Gerald Boundy

Personal information
- Full name: Gerald Oscar Boundy
- Born: 17 July 1895 Great Torrington, Devon, England
- Died: 8 February 1964 (aged 68) Hammersmith, London, England
- Batting: Right-handed

Domestic team information
- 1926–1930: Somerset
- First-class debut: 22 May 1926 Somerset v Gloucestershire
- Last First-class: 4 June 1930 Somerset v Oxford University

Career statistics
| Competition | First-class |
| Matches | 2 |
| Runs scored | 22 |
| Batting average | 7.33 |
| 100s/50s | 0/0 |
| Top score | 10* |
| Catches/stumpings | 1/– |
- Source: CricketArchive, 12 June 2014

= Gerald Boundy =

English cricketer

Gerald Oscar Boundy, born at Great Torrington, Devon, England, on 17 July 1895 and died at the Royal Masonic Hospital, Hammersmith, London on 8 February 1964, played two first-class matches as a cricketer for Somerset in 1926 and 1930.
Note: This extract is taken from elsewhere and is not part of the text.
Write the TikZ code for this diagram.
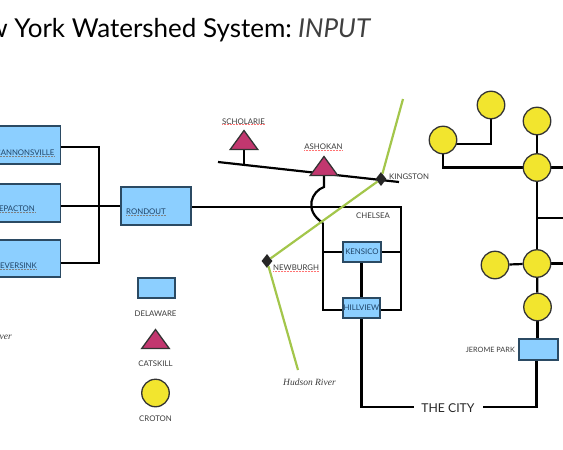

A right-handed batsman, Boundy batted in the middle order in both of his first-class games, the first being the Whitsun game against Gloucestershire at the County Ground, Taunton in 1926, and the other the away fixture with Cambridge University at Fenner's in 1930. In none of his four first-class innings did he make much impact and his top score of 10 not out was made against occasional bowlers in his last first-class innings.

Boundy was an accountant by profession and a long-standing member of Somerset County Cricket Club committees. He scored many runs in club cricket for Taunton Cricket Club, including more than 1,000 in the 1929 season alone.